Whether the fire consumed the wood or the story is a later embellishment, the spirit of the act is indisputable. Tariq had stripped away the safety net. He turned his army from a group of soldiers into a brotherhood of survivors. He forced his men to realize that they were not merely fighting for land or loot; they were fighting for their existence.
The Battle of Guadalete
King Roderic, hearing of the invasion, gathered a massive army. The numbers were lopsided; modern estimates suggest Roderic had perhaps 30,000 to 40,000 troops, while Tariq remained outnumbered by a significant margin. The clash occurred near the Guadalete River in July 711.
Roderic arrived in a chariot drawn by white mules, decked in robes of gold and silk, a symbol of the old, decadent world. Tariq, in contrast, was a figure of pragmatic lethality—simple, swift, and focused. The battle lasted for days. It was a brutal, grueling affair where the tactical agility of the Berber light cavalry exploited the slow, heavy movements of the Visigothic infantry.
When the Visigothic lines finally broke, they did not just retreat; they dissolved. The death of Roderic in the chaotic aftermath signaled the end of an era. The Visigothic structure, already brittle, shattered completely. In one stroke, Tariq had dismantled a kingdom that had stood for centuries.
The Architect of a New World
What followed the victory at Guadalete was not a campaign of senseless slaughter, but a remarkably swift and organized consolidation of power. Tariq moved with lightning speed, capturing Toledo, the capital, before the nobility could regroup.
Tariq was not a barbarian destroyer; he was a pragmatic administrator. He recognized that to govern such a vast and varied land, he needed the cooperation of the people he had just conquered. He offered terms of peace to those who surrendered, allowed the Jewish communities—who had been severely persecuted under Visigothic rule—to retain their rights, and ensured that the transition of power was as orderly as possible.
This approach was the bedrock of what would become Al-Andalus. Tariq’s brilliance was in his recognition that conquest is only the first step. The true challenge—and the true legacy—is the construction of a society that can endure.
The Silent Exit
Despite his monumental achievements, Tariq’s end is frustratingly quiet. Musa ibn Nusayr, perhaps jealous of his subordinate's success, eventually crossed to the peninsula himself. Tariq was stripped of his command, recalled to Damascus, and faded from the high-stakes theater of history.
He died in obscurity, a man who had opened the doors to a Golden Age of science, culture, and architecture, but who was not allowed to sit at the table he had set.
The Echo in History
Why do we tell the story of Tariq ibn Ziyad? It is not just because he was a successful general.
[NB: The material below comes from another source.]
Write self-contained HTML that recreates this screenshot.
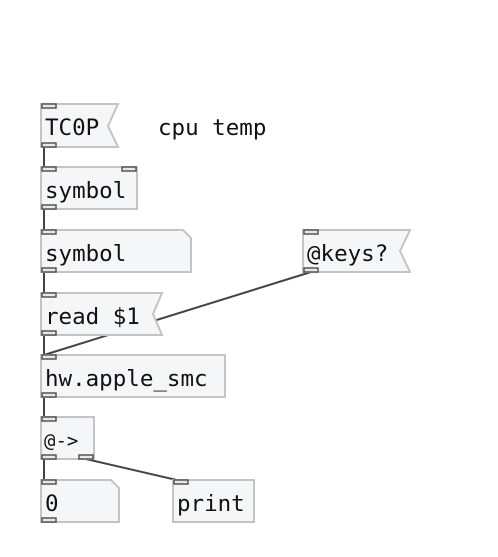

It is because he represents the audacity of the human spirit. In his crossing of the Strait, he bridged two worlds: the East and the West, the classical and the medieval.
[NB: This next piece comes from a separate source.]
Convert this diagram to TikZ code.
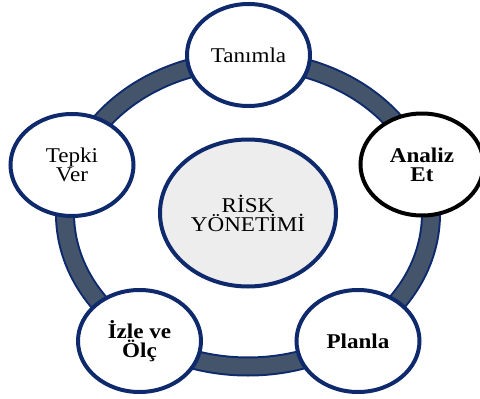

He represents the intersection of faith, ambition, and necessity. He was a man who understood that history is not a static thing; it is something you move forward through sheer force of will. When we look at the remnants of Cordoba, the soaring arches of the Alhambra, or the intellectual flowering that would later preserve and transmit the wisdom of the ancients to Europe, we are looking at the distant ripples of the fire Tariq ignited on those Andalusian shores.
He remains a figure of profound complexity—a conqueror, a liberator to some, a disruptor to others. But above all, he is the embodiment of the "point of no return." He taught us that when you have only the option of victory, you will find within yourself a strength you never knew you possessed.
Tariq ibn Ziyad did not just cross a sea; he crossed the threshold of history, and in doing so, he changed the rhythm of the world forever. His boats may have burned, but the light he brought to the peninsula burned far brighter, for far longer.